In the show, the artist draws inference from his rich Yoruba background,
where the eye is seen as an essential part of communication process.
Titled Oju (Eye), the
solo show just held at Terra Kulture, Victoria Island, attempts to deconstruct
and interrogate infotech and the social media, giving prominence to their role
in making communication easier.
Face-book and Realbook (oil on board, 2013) by Gbenga Orimoloye |
Though Orimoloye, who is resident
in the UK, says technology is yet to meet up with the premium placed on eye-to-eye
contact, he agrees on the fecund “fascination with these socio-cultural developments”
within the context of the generational shift in the way people communicate.
In one of the works, Face-book and Realbook (oil on board,
2013) – faceless figures – the
artist places two medium of accessing information on the spot: someone concentrates on a laptop and
the other person with legs crossed, reading from a book.
With this work, Orimoloye seems
to be saying that, though the popular social media, Facebook, and other similar
media, are synonymous with info tech devices, they derive their origin from the
traditional synergy between a reader’s face and a book.

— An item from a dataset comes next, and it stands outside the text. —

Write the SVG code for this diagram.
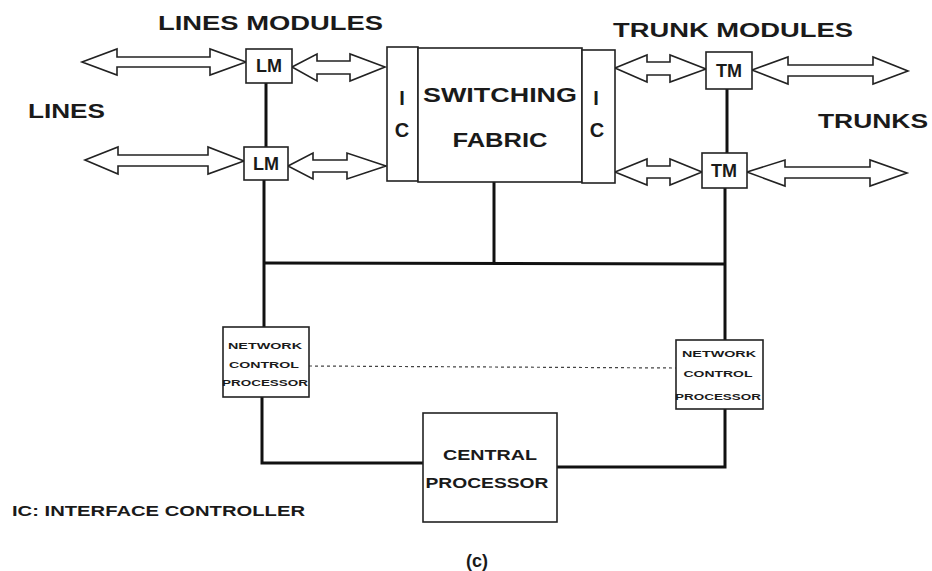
<svg xmlns="http://www.w3.org/2000/svg" width="932" height="571" viewBox="0 0 932 571">
<style>
.box{fill:#fff;stroke:#222;stroke-width:1.6}
.arr{fill:#fff;stroke:#222;stroke-width:1.6;stroke-linejoin:miter}
.wire{fill:none;stroke:#111;stroke-width:3}
.dot{fill:none;stroke:#444;stroke-width:1.2;stroke-dasharray:3 3}
text{font-family:"Liberation Sans",Arial,sans-serif;font-weight:bold;fill:#1a1a1a}
.lbl{font-size:20px}
.big{font-size:20px;text-anchor:middle}
.mod{font-size:18px;text-anchor:middle}
.ncp{font-size:9px;text-anchor:middle}
.cp{font-size:15px;text-anchor:middle}
</style>
<rect width="932" height="571" fill="#fff"/>

<g id="connectors">
  <line class="wire" x1="266" y1="83" x2="266" y2="147"/>
  <line class="wire" x1="264" y1="180" x2="264" y2="327"/>
  <line class="wire" x1="727" y1="89" x2="727" y2="153"/>
  <line class="wire" x1="725" y1="188" x2="725" y2="340"/>
  <line class="wire" x1="263" y1="263" x2="725" y2="264"/>
  <line class="wire" x1="494" y1="182" x2="494" y2="263"/>
  <polyline class="wire" points="262,397 262,463 425,463"/>
  <polyline class="wire" points="725,409 725,467 557,467"/>
  <line class="dot" x1="309" y1="366" x2="676" y2="368"/>
  <path class="arr" d="M82,62 L117,49 L117,57 L210,57 L210,49 L246,62 L210,75 L210,67 L117,67 L117,75 Z"/>
  <path class="arr" d="M292,67 L317,54 L317,61 L350,61 L350,54 L385,67 L350,81 L350,74 L317,74 L317,81 Z"/>
  <path class="arr" d="M85,160 L118,147 L118,155 L208,155 L208,147 L244,161 L208,174 L208,166 L118,166 L118,174 Z"/>
  <path class="arr" d="M288,166 L313,153 L313,160 L347,160 L347,153 L386,166 L347,179 L347,172 L313,172 L313,179 Z"/>
  <path class="arr" d="M615,68 L647,55 L647,62 L670,62 L670,55 L706,69 L670,82 L670,75 L647,75 L647,82 Z"/>
  <path class="arr" d="M752,70 L788,57 L788,65 L873,65 L873,57 L908,71 L873,84 L873,76 L788,76 L788,84 Z"/>
  <path class="arr" d="M615,172 L647,159 L647,166 L670,166 L670,159 L702,172 L670,185 L670,178 L647,178 L647,185 Z"/>
  <path class="arr" d="M747,172 L785,160 L785,167 L870,167 L870,160 L907,173 L870,186 L870,178 L785,178 L785,186 Z"/>
</g>

<g id="LM1"><rect class="box" x="246" y="49" width="46" height="34"/><text class="mod" x="269" y="72">LM</text></g>
<g id="LM2"><rect class="box" x="244" y="147" width="44" height="33"/><text class="mod" x="266" y="170">LM</text></g>
<g id="TM1"><rect class="box" x="706" y="52" width="46" height="37"/><text class="mod" x="729" y="77">TM</text></g>
<g id="TM2"><rect class="box" x="702" y="153" width="45" height="35"/><text class="mod" x="724" y="177">TM</text></g>

<g id="IC-left"><rect class="box" x="387" y="47" width="31" height="134"/>
  <text class="big" x="402" y="105">I</text><text class="big" x="402" y="137">C</text></g>
<g id="switching-fabric"><rect class="box" x="418" y="48" width="164" height="134"/>
  <text class="big" x="500" y="102" textLength="154" lengthAdjust="spacingAndGlyphs">SWITCHING</text>
  <text class="big" x="500" y="147" textLength="95" lengthAdjust="spacingAndGlyphs">FABRIC</text></g>
<g id="IC-right"><rect class="box" x="582" y="50" width="33" height="133"/>
  <text class="big" x="596" y="105">I</text><text class="big" x="597" y="137">C</text></g>

<g id="NCP-left"><rect class="box" x="223" y="327" width="86" height="70"/>
  <text class="ncp" x="265" y="349" textLength="74" lengthAdjust="spacingAndGlyphs">NETWORK</text>
  <text class="ncp" x="264" y="368" textLength="70" lengthAdjust="spacingAndGlyphs">CONTROL</text>
  <text class="ncp" x="265" y="386" textLength="86" lengthAdjust="spacingAndGlyphs">PROCESSOR</text></g>
<g id="NCP-right"><rect class="box" x="676" y="340" width="87" height="69"/>
  <text class="ncp" x="719" y="357" textLength="74" lengthAdjust="spacingAndGlyphs">NETWORK</text>
  <text class="ncp" x="718" y="377" textLength="69" lengthAdjust="spacingAndGlyphs">CONTROL</text>
  <text class="ncp" x="718" y="400" textLength="86" lengthAdjust="spacingAndGlyphs">PROCESSOR</text></g>

<g id="central-processor"><rect class="box" x="423" y="413" width="134" height="109"/>
  <text class="cp" x="490" y="460" textLength="94" lengthAdjust="spacingAndGlyphs">CENTRAL</text>
  <text class="cp" x="487" y="488" textLength="123" lengthAdjust="spacingAndGlyphs">PROCESSOR</text></g>

<g id="labels">
  <text class="lbl" x="158" y="30" textLength="225" lengthAdjust="spacingAndGlyphs">LINES MODULES</text>
  <text class="lbl" x="613" y="37" textLength="240" lengthAdjust="spacingAndGlyphs">TRUNK MODULES</text>
  <text class="lbl" x="28" y="118" textLength="77" lengthAdjust="spacingAndGlyphs">LINES</text>
  <text class="lbl" x="818" y="128" textLength="110" lengthAdjust="spacingAndGlyphs">TRUNKS</text>
  <text x="12" y="516" font-size="15" textLength="293" lengthAdjust="spacingAndGlyphs">IC: INTERFACE CONTROLLER</text>
  <text x="477" y="567" font-size="18" text-anchor="middle">(c)</text>
</g>
</svg>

In highlighting the level of attention
people place on their hand-held devices to socialise, the artist captured
typical example in Face-booking While Walking, a two figural painting
which explains that the trend knows no class or gender.

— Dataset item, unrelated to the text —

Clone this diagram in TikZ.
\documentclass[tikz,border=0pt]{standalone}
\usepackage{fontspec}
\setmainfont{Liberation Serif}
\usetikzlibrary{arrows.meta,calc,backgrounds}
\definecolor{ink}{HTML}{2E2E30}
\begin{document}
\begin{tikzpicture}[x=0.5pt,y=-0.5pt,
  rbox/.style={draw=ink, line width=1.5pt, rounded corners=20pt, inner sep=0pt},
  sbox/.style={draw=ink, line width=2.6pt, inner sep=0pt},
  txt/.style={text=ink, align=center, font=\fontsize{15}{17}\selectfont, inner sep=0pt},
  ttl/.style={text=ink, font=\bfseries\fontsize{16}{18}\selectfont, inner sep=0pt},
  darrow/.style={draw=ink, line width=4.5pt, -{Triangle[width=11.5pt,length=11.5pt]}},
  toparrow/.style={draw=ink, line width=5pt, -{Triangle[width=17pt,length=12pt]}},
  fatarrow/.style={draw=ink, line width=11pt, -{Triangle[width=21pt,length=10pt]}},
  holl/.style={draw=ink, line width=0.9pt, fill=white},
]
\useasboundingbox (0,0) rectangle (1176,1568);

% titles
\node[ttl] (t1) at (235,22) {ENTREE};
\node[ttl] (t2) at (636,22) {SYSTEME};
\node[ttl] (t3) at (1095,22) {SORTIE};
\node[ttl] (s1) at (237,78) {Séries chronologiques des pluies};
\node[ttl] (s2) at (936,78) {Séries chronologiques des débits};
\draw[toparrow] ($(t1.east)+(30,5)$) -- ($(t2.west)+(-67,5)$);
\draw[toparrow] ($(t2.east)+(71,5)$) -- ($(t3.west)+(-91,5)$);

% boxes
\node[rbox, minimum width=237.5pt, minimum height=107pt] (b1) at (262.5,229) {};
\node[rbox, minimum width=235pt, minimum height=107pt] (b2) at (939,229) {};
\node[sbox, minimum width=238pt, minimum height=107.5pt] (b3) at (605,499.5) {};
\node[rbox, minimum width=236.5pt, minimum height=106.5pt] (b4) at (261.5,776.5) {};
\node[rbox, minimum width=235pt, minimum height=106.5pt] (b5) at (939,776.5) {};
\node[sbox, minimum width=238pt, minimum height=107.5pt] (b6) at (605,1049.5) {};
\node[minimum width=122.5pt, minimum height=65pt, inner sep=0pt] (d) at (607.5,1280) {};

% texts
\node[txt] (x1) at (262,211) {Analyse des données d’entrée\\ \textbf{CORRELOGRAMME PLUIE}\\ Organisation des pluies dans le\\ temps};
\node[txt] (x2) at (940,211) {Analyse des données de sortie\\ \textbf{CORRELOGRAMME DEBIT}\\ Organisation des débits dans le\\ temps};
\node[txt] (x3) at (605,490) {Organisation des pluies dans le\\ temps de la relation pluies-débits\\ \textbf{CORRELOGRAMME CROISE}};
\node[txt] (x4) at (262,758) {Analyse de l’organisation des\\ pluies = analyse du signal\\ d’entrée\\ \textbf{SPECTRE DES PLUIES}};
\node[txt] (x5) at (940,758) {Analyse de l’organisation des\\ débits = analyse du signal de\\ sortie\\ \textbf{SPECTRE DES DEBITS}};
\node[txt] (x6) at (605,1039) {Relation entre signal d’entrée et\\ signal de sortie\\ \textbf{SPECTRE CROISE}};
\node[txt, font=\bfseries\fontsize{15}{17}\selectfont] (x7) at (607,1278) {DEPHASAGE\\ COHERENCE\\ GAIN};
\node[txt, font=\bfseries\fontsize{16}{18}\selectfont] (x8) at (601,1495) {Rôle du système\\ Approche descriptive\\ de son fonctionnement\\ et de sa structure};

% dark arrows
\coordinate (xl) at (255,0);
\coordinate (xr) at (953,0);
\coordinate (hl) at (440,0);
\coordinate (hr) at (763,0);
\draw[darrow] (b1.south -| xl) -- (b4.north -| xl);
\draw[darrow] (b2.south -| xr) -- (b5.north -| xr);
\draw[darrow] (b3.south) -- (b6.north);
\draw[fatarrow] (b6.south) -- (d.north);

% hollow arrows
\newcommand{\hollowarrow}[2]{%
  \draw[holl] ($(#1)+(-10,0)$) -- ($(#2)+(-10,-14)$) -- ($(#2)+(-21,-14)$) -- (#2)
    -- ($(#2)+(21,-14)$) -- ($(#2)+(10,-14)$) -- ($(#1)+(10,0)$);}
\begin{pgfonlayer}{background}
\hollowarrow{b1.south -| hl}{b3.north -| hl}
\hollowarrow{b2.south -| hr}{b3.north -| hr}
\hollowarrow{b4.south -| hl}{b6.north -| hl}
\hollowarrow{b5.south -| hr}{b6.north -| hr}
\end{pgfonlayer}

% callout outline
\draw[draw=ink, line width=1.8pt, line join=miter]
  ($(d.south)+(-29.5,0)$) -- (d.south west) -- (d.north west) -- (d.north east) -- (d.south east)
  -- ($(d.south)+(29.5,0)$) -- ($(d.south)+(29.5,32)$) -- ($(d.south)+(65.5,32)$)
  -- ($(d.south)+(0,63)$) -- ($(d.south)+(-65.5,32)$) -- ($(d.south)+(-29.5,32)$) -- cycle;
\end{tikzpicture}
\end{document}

In the same context, he argues
that with a critical and penetrative look “at a person’s face, you realise
that, rather than the real person, what you are communicating with is an
interface”. And being a representational artist, largely of figurative genre,
Orimoloye sees face as “a landscape”. Features of landscapes or streetscapes
such as valleys, mountains, and other sceneries, he explains, “can all be
present in a face, allegorically”.
In the last three years, Orimoloye has
been taking a break from his U.K. base to have shows in Nigeria, using impasto canvas
with largely Nigerian social themes. In fact, the title of his last solo shows:
Iwa, a passion to stress resilient
African values in the Diaspora and Ona,
his thoughts on life as a journey, indicate that the artist is at home in creative
context.
Holding on to his traditional painting value, he links the Oju and his past themes, rendering eye
contact pieces as well as figural in his thought of highly predictive
impressionistic, but timeless strokes.
For every work of Orimoloye that
appears like a repeat of the past – mostly in the female figures – something is
imbedded that suggests resilience of his palette knife movement.
Elsewhere, the vibrancy of his work was
noticed when a Florida, US-based publishing house sourced his work for
illustrations of publications, which included that of the late Chinua Achebe.

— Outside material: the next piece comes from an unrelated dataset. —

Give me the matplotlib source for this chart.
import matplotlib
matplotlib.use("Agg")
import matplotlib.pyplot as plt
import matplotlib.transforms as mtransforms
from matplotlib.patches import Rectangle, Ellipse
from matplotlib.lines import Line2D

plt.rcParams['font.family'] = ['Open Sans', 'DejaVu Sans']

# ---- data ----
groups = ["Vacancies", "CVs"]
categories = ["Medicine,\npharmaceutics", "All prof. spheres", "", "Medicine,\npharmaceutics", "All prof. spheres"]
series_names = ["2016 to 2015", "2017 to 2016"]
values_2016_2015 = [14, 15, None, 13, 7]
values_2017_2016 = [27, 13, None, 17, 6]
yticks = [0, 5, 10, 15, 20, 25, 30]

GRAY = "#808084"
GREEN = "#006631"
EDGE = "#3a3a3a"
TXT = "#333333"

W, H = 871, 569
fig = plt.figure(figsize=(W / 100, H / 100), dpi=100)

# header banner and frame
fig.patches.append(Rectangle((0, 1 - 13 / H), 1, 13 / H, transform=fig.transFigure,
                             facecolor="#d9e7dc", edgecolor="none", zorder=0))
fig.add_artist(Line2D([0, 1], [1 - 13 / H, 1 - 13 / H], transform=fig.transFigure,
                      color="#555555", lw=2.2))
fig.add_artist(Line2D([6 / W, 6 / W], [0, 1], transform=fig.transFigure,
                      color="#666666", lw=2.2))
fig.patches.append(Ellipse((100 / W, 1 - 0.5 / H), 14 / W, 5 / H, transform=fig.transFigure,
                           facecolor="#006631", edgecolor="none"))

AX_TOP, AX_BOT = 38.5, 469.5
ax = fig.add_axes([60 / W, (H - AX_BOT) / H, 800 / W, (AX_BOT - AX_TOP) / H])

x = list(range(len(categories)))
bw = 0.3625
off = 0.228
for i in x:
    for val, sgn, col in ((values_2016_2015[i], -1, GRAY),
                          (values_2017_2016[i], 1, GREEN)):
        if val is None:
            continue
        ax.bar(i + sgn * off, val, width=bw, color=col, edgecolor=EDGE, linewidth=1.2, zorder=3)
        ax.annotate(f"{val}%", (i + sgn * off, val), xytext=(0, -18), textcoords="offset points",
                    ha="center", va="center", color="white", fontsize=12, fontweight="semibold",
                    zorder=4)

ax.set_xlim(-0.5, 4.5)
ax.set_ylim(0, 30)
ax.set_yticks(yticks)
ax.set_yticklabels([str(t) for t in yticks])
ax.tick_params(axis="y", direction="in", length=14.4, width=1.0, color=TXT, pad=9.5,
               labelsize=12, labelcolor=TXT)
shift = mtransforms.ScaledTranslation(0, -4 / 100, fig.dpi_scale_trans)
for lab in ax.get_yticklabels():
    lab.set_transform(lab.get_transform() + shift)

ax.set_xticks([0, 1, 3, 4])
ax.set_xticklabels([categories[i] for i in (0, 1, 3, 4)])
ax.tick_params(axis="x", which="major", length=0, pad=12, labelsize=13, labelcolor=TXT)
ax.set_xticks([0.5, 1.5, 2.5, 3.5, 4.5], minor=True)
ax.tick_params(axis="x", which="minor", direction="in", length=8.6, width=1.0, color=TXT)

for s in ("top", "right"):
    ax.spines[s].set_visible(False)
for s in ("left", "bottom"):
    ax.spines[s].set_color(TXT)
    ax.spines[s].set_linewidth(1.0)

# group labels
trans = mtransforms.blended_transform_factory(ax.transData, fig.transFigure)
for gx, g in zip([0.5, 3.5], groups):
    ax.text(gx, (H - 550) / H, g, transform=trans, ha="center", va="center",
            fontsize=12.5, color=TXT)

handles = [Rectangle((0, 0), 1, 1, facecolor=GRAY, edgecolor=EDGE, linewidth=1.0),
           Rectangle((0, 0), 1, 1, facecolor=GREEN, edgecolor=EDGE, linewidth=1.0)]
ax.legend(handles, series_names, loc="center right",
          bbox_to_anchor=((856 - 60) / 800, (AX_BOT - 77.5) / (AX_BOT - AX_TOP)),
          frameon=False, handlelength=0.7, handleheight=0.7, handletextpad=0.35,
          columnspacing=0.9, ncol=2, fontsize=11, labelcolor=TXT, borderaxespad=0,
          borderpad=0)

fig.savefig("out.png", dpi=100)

To this extent, the artist sees info
tech and the Internet as a great asset. “The US-based publishers saw my work
via the Internet and got in touch with me. This is one of the benefits of
Internet”.
And as the African art landscape is
gradually imbibing radical contemporary texture, Orimoloye is unshaken. He
leans on the relativity of art, arguing that “if you can defend whatever you
are doing, so be it”.
Aside his last two shows in Nigeria,
Orimoloye, who trained at Yaba College of Technology (Yabatech), Lagos has
shown abroad in such galleries as Maria Assumpta Centre, Kensington, London,
1998 and The 198 Gallery, Herne Hill, London in 1998 among several other shows.